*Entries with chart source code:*
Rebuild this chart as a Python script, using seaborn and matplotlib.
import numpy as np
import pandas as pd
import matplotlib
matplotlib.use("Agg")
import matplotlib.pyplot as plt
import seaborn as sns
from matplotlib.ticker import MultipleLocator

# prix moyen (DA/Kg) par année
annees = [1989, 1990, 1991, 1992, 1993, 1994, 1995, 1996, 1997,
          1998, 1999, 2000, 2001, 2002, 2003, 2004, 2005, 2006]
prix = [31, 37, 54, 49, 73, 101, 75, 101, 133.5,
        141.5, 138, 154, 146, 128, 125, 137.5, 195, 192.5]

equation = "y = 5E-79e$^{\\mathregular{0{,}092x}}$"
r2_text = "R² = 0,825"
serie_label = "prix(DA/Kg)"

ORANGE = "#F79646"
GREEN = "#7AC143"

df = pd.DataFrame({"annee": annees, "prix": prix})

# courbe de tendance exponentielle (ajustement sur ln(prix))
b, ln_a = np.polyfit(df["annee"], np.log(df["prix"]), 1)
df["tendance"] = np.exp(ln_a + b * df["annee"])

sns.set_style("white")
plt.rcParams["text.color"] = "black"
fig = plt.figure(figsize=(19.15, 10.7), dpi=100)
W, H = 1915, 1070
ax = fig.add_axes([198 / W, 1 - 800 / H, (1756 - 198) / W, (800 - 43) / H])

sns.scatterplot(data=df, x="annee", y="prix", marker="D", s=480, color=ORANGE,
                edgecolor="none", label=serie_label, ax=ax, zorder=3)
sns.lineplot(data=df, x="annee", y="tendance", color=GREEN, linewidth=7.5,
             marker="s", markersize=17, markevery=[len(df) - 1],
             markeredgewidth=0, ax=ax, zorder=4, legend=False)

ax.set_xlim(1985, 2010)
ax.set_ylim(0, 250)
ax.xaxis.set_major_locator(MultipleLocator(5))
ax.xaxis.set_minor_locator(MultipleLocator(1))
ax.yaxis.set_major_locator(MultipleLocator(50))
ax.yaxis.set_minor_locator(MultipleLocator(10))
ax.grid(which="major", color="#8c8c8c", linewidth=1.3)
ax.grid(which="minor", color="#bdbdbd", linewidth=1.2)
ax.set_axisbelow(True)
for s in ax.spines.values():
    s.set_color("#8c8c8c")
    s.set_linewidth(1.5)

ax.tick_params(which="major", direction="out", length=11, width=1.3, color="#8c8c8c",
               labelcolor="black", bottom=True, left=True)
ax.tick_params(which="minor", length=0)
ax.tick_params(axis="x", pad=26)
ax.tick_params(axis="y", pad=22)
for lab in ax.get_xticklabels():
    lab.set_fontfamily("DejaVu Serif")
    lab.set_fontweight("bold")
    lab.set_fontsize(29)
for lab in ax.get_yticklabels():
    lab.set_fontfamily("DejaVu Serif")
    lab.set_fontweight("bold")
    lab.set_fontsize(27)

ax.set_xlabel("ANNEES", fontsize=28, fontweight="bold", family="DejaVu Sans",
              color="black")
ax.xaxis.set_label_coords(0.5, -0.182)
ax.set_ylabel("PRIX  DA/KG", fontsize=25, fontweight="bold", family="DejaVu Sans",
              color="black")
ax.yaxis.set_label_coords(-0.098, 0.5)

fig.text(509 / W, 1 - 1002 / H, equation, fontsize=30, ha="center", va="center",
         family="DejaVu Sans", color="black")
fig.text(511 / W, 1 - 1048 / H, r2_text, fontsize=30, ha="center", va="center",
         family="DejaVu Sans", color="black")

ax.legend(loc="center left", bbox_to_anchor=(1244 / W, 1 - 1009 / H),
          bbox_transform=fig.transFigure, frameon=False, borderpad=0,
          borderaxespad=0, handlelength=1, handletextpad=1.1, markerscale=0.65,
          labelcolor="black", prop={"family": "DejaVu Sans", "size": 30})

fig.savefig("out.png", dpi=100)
...
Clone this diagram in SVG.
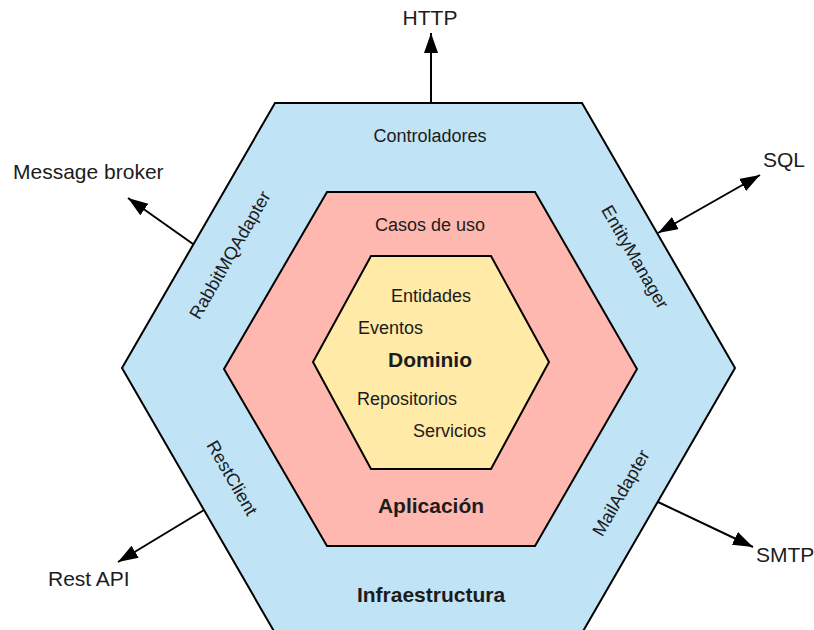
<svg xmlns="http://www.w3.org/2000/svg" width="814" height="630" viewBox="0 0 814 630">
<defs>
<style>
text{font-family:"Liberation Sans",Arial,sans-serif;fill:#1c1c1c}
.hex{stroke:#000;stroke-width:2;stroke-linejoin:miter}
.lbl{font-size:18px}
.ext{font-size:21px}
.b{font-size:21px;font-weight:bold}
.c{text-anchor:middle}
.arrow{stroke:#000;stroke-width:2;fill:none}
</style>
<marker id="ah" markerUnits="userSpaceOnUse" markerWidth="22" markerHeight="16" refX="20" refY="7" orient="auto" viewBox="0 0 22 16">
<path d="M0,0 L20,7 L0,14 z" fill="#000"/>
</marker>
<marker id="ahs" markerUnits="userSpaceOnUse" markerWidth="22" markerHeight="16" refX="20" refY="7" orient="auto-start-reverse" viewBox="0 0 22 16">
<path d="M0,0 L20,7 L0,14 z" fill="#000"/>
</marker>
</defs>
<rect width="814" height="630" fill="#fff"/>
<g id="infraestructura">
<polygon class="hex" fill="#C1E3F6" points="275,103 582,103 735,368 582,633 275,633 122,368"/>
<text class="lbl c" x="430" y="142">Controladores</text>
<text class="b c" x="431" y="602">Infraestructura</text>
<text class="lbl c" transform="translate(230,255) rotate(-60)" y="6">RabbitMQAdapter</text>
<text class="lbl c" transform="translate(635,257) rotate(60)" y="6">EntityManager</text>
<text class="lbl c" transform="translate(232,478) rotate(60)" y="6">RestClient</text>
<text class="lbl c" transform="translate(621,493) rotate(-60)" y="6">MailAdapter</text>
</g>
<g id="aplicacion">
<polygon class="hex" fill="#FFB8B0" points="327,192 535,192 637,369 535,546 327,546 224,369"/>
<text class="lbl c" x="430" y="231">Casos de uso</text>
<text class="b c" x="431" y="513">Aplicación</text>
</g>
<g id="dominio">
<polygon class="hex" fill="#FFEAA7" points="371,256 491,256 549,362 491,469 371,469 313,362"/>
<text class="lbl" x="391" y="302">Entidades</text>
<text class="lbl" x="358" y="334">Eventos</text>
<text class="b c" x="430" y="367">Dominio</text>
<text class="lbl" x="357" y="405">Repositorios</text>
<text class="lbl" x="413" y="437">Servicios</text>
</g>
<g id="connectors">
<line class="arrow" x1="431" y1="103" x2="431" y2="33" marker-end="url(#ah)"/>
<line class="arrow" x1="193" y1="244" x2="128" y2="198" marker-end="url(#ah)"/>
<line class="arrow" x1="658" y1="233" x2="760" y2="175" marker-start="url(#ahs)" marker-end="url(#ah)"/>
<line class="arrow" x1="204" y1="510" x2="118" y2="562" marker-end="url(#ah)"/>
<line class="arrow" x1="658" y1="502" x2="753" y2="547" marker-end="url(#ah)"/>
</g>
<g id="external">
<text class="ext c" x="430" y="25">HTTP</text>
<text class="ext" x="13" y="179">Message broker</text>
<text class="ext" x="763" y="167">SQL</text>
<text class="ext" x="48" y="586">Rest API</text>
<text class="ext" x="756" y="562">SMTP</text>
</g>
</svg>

*DESCRIPTION OF THE TASK:*
All lines in the listing above from the line containing "Rebuild this chart" to the line containing "from matplotlib.ticker import MultipleLocator", inclusive, should be retyped exactly; no other lines should appear.

*OUTPUT FOR THIS TASK:*
Rebuild this chart as a Python script, using seaborn and matplotlib.
import numpy as np
import pandas as pd
import matplotlib
matplotlib.use("Agg")
import matplotlib.pyplot as plt
import seaborn as sns
from matplotlib.ticker import MultipleLocator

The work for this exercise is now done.